SANT’IVO ALLA SAPIENZA
Corso Rinascimento, 40
Some see the spiralling church roof as being inspired by the Tower of Babel; others name it ‘il puntiglione’ or giant stinger. This is a valid surmise given that a bee was the symbol, first, of the Barberini family who commissioned the university church and, second, the symbol of wisdom or ‘Sapienza’ as cited in Latina on the entrance: Or in the King James version: ‘The fear of the Lord is the beginning of Wisdom.’ Inside, meanwhile, is a symphony of concave and concave forms; up and along the so called poly-lobed dome taper 111 stars to increase the sense of height while the plain white stucco accentuates a mystical interplay of geometrical form evidently reproducing that of Hiram, builder of Solomon’s Temple. Fears of contemporaries that the dome would collapse have proved exaggerated, again Borromini’s expert assurance to the contrary winning the day.
ORATORIO DEI FILIPPINI
Piazza della Chiesa Nuova, 18
‘BEND IT LIKE BECKHAM’ goes a catch-phrase.
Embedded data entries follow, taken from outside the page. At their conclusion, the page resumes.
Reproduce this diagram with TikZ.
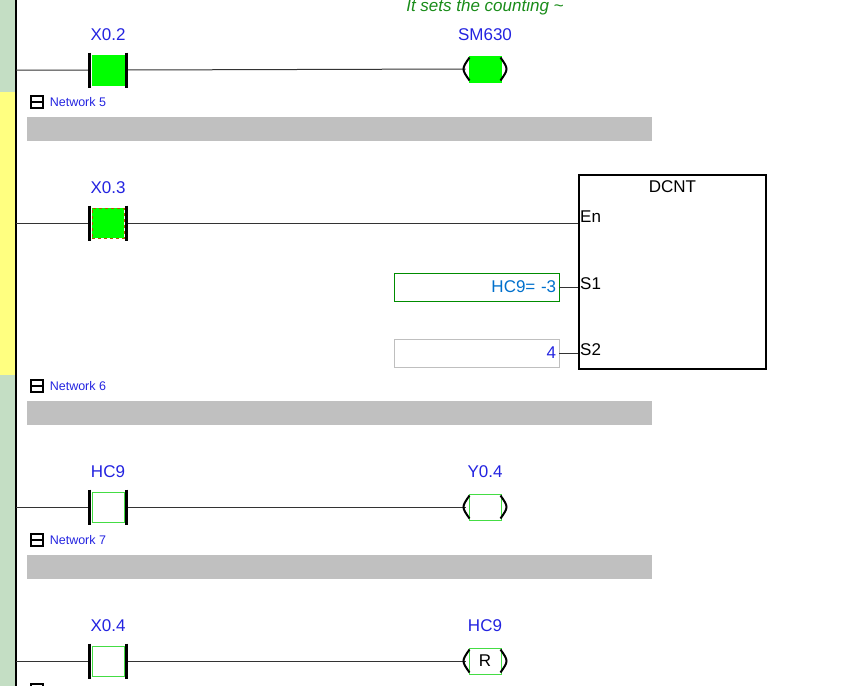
\documentclass[tikz,border=0pt]{standalone}
\usepackage{fontspec}
\setmainfont{Liberation Sans}
\usetikzlibrary{positioning}
\definecolor{plcblue}{HTML}{2323E0}
\definecolor{plcgreen}{HTML}{00FF00}
\definecolor{edgegreen}{HTML}{44DD44}
\definecolor{railgreen}{HTML}{C4DEC4}
\definecolor{railyellow}{HTML}{FFFF80}
\definecolor{barg}{HTML}{C0C0C0}
\tikzset{
  lbl/.style={font=\fontsize{17}{17}\selectfont, text=plcblue},
  net/.style={font=\fontsize{12.5}{12.5}\selectfont, text=plcblue, anchor=west, inner sep=0},
  cbox/.style={draw=edgegreen, line width=1pt, minimum width=32pt, minimum height=30pt, inner sep=0},
  kbox/.style={draw=edgegreen, line width=1pt, minimum width=32pt, minimum height=26pt, inner sep=0, font=\fontsize{17}{17}\selectfont},
  wire/.style={draw=black!80, line width=1pt},
  bar/.style={line width=2.5pt},
  ibox/.style={minimum width=165pt, minimum height=28pt, inner sep=3pt, font=\fontsize{17}{17}\selectfont, anchor=west, align=right, text width=159pt},
  pin/.style={font=\fontsize{17}{17}\selectfont, anchor=west, inner sep=2pt},
}
\newcommand{\contactbars}[1]{%
  \draw[bar] ([xshift=-2pt,yshift=2pt]#1.north west) -- ([xshift=-2pt,yshift=-2pt]#1.south west);
  \draw[bar] ([xshift=2pt,yshift=2pt]#1.north east) -- ([xshift=2pt,yshift=-2pt]#1.south east);}
\newcommand{\coilarcs}[1]{%
  \draw[line width=2pt] ([xshift=1pt,yshift=-2pt]#1.north west) .. controls ([xshift=-7pt]#1.west) .. ([xshift=1pt,yshift=2pt]#1.south west);
  \draw[line width=2pt] ([xshift=-1pt,yshift=-2pt]#1.north east) .. controls ([xshift=7pt]#1.east) .. ([xshift=-1pt,yshift=2pt]#1.south east);}
\newcommand{\netmark}[2]{%
  \node[draw, line width=1.2pt, minimum size=12pt, inner sep=0] (m#1) at (37,#2) {};
  \draw[line width=1.6pt] ([xshift=2pt]m#1.west) -- ([xshift=-2pt]m#1.east);
  \node[net, right=6pt of m#1] (n#1) {Network #1};}
\begin{document}
\begin{tikzpicture}[x=1pt, y=-1pt]
\useasboundingbox (0,0) rectangle (863,686);
% left rail
\fill[railgreen] (0,0) rectangle (15,92);
\fill[railyellow] (0,92) rectangle (15,375);
\fill[railgreen] (0,375) rectangle (15,686);
\draw[line width=1.8pt] (16,0) -- (16,686);
\coordinate (r1) at (16,70);
\coordinate (r2) at (16,223);
\coordinate (r3) at (16,507);
\coordinate (r4) at (16,661);

% network 4 (tail)
\node[cbox, draw=plcgreen, fill=plcgreen] (x02) at (108,70) {};
\node[lbl] at (108,35) {X0.2};
\node[kbox, draw=plcgreen, fill=plcgreen] (sm630) at (485,69) {};
\node[lbl] at (485,35) {SM630};
\node[font=\fontsize{17}{17}\selectfont\itshape, text=green!50!black!90] at (485,7) {It sets the counting \textasciitilde};
\path[wire] (r1) -- ([xshift=-2pt]x02.west) (x02.east) ++(2pt,0) -- ([xshift=-3pt]sm630.west);
\contactbars{x02}
\coilarcs{sm630}

% network 5
\netmark{5}{102}
\fill[barg] (27,117) rectangle (652,141);
\node[cbox, draw=orange!70!black, dashed, fill=plcgreen] (x03) at (108,223) {};
\node[lbl] at (108,188) {X0.3};
\node[draw, line width=1.8pt, minimum width=187pt, minimum height=194pt, anchor=north west] (dcnt) at (578,174) {};
\node[font=\fontsize{17}{17}\selectfont, below=3pt of dcnt.north] {DCNT};
\coordinate (en) at ([yshift=-49pt]dcnt.north west);
\node[pin] at ([yshift=6pt]en) {En};
\node[pin] (s1) at (578,284) {S1};
\node[pin] (s2) at (578,350) {S2};
\node[ibox, draw=green!55!black, text=blue!45!cyan!80!black] (hc9v) at (394,287) {HC9= -3};
\node[ibox, draw=black!25, text=plcblue] (four) at (394,353) {4};
\path[wire] (r2) -- ([xshift=-2pt]x03.west) (x03.east) ++(2pt,0) -- (en);
\path[wire] (hc9v.east) -- (578,287);
\path[wire] (four.east) -- (578,353);
\contactbars{x03}

% network 6
\netmark{6}{386}
\fill[barg] (27,401) rectangle (652,425);
\node[cbox] (hc9) at (108,507) {};
\node[lbl] at (108,472) {HC9};
\node[kbox] (y04) at (485,507) {};
\node[lbl] at (485,472) {Y0.4};
\path[wire] (r3) -- ([xshift=-2pt]hc9.west) (hc9.east) ++(2pt,0) -- ([xshift=-3pt]y04.west);
\contactbars{hc9}
\coilarcs{y04}

% network 7
\netmark{7}{540}
\fill[barg] (27,555) rectangle (652,579);
\node[cbox] (x04) at (108,661) {};
\node[lbl] at (108,626) {X0.4};
\node[kbox] (rst) at (485,661) {R};
\node[lbl] at (485,626) {HC9};
\path[wire] (r4) -- ([xshift=-2pt]x04.west) (x04.east) ++(2pt,0) -- ([xshift=-3pt]rst.west);
\contactbars{x04}
\coilarcs{rst}

% next network (cut off)
\draw[line width=1.2pt] (31,692) -- (31,684) -- (43,684) -- (43,692);
\end{tikzpicture}
\end{document}
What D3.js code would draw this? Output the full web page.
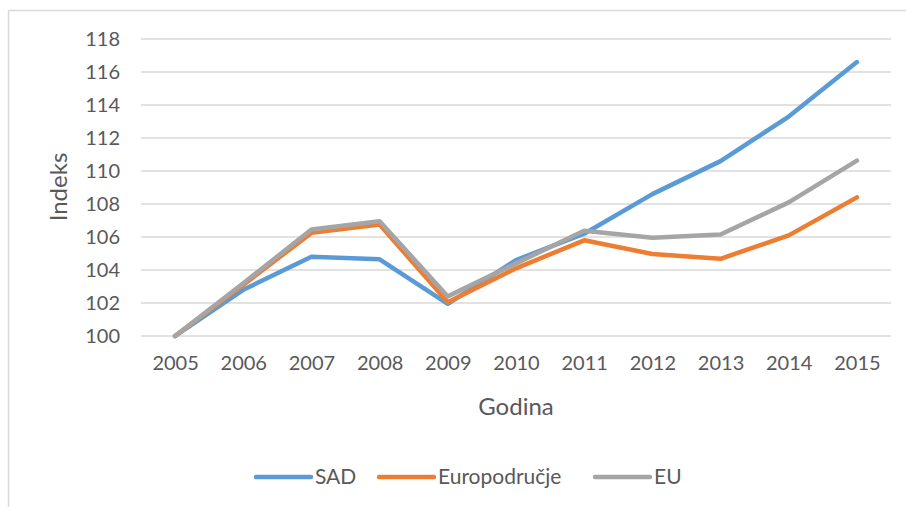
<!DOCTYPE html>
<html>
<head>
<meta charset="utf-8">
<script src="https://cdn.jsdelivr.net/npm/d3@7"></script>
<style>
  body { margin: 0; background: #fff; }
  svg { display: block; font-family: Lato, "Noto Sans", sans-serif; }
</style>
</head>
<body>
<div id="chart"></div>
<script>
var years = ['2005', '2006', '2007', '2008', '2009', '2010', '2011', '2012', '2013', '2014', '2015'];
var sad = [100, 102.8, 104.8, 104.65, 101.95, 104.6, 106.2, 108.6, 110.6, 113.3, 116.6];
var europodrucje = [100, 103.1, 106.25, 106.75, 102.05, 104.1, 105.8, 104.97, 104.68, 106.1, 108.4];
var eu = [100, 103.2, 106.45, 106.95, 102.4, 104.4, 106.38, 105.95, 106.15, 108.1, 110.63];
var yTicks = [100, 102, 104, 106, 108, 110, 112, 114, 116, 118];

var series = [
    { name: 'SAD', values: sad, color: '#5B9BD5' },
    { name: 'Europodručje', values: europodrucje, color: '#ED7D31' },
    { name: 'EU', values: eu, color: '#A5A5A5' }
];

var width = 906, height = 507;
var textColor = '#595959';

var svg = d3.select('#chart').append('svg')
    .attr('width', width)
    .attr('height', height);

// chart area border (right and bottom edges fall outside the window)
svg.append('rect')
    .attr('x', 8.5).attr('y', 10.5)
    .attr('width', 1000).attr('height', 1000)
    .attr('fill', 'none')
    .attr('stroke', '#D9D9D9')
    .attr('stroke-width', 1.5);

var x = d3.scalePoint()
    .domain(years)
    .range([141, 891])
    .padding(0.5);

var y = d3.scaleLinear()
    .domain([100, 118])
    .range([336, 39]);

// gridlines
svg.append('g')
    .attr('class', 'grid')
    .selectAll('line')
    .data(yTicks)
    .enter().append('line')
    .attr('x1', 141).attr('x2', 891)
    .attr('y1', d => y(d)).attr('y2', d => y(d))
    .attr('stroke', '#D9D9D9')
    .attr('stroke-width', 1.3);

// y axis labels
var yAxis = svg.append('g')
    .attr('transform', 'translate(120,0)')
    .call(d3.axisLeft(y).tickValues(yTicks).tickSize(0).tickPadding(0));
yAxis.select('.domain').remove();
yAxis.selectAll('text')
    .attr('fill', textColor)
    .style('font-size', '20px')
    .style('font-family', 'Lato, "Noto Sans", sans-serif');

// x axis labels
var xAxis = svg.append('g')
    .attr('transform', 'translate(0,356)')
    .call(d3.axisBottom(x).tickSize(0).tickPadding(0));
xAxis.select('.domain').remove();
xAxis.selectAll('text')
    .attr('fill', textColor)
    .style('font-size', '20px')
    .style('font-family', 'Lato, "Noto Sans", sans-serif');

// axis titles
svg.append('text')
    .attr('x', 516).attr('y', 415)
    .attr('text-anchor', 'middle')
    .attr('fill', textColor)
    .style('font-size', '24px')
    .text('Godina');

svg.append('text')
    .attr('transform', 'translate(67,187) rotate(-90)')
    .attr('text-anchor', 'middle')
    .attr('fill', textColor)
    .style('font-size', '24px')
    .text('Indeks');

// lines
var line = d3.line()
    .x((d, i) => x(years[i]))
    .y(d => y(d));

svg.append('g')
    .selectAll('path')
    .data(series)
    .enter().append('path')
    .attr('d', d => line(d.values))
    .attr('fill', 'none')
    .attr('stroke', d => d.color)
    .attr('stroke-width', 4.5)
    .attr('stroke-linecap', 'round')
    .attr('stroke-linejoin', 'round');

// legend
var legendX = [256, 379, 595];
var legend = svg.append('g')
    .selectAll('g')
    .data(series)
    .enter().append('g')
    .attr('transform', (d, i) => 'translate(' + legendX[i] + ',477)');

legend.append('line')
    .attr('x1', 0).attr('x2', 55)
    .attr('stroke', d => d.color)
    .attr('stroke-width', 4.5)
    .attr('stroke-linecap', 'round');

legend.append('text')
    .attr('x', 59).attr('y', 7)
    .attr('fill', textColor)
    .style('font-size', '21px')
    .text(d => d.name);
</script>
</body>
</html>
Borromini got there before, bending much more solid brick and marble. With a remit not to eclipse the larger facade of the Chiesa Nuova next-door, Borromini does exactly that. Borromini’s ingenious alignments of o so elastic brick suggest first a chest, then arms extending in welcome, a concept that Bernini was to take up when designing St Peter’s square. As proof, look for the birds which with impeccable architectural orientation line up across the building parapets in spring and autumn.
SANT’AGNESE IN AGONE
Piazza Navona
Pope Innocent wanted to turn the small private chapel next to his residence into a fully-fledged church worthy of his fountained square beneath. In building the latter Bernini tricked Borromini out of a commission. In the spirit of their bitter rivalry, one popular but chronologically impossible story has it that one of Bernini’s river statues holds up his arm to protect himself from a flaw in Borromini’s bell tower opposite. If anything, though, the church facade flows with magnanimity, convex and concave forms fully embracing the scene the below.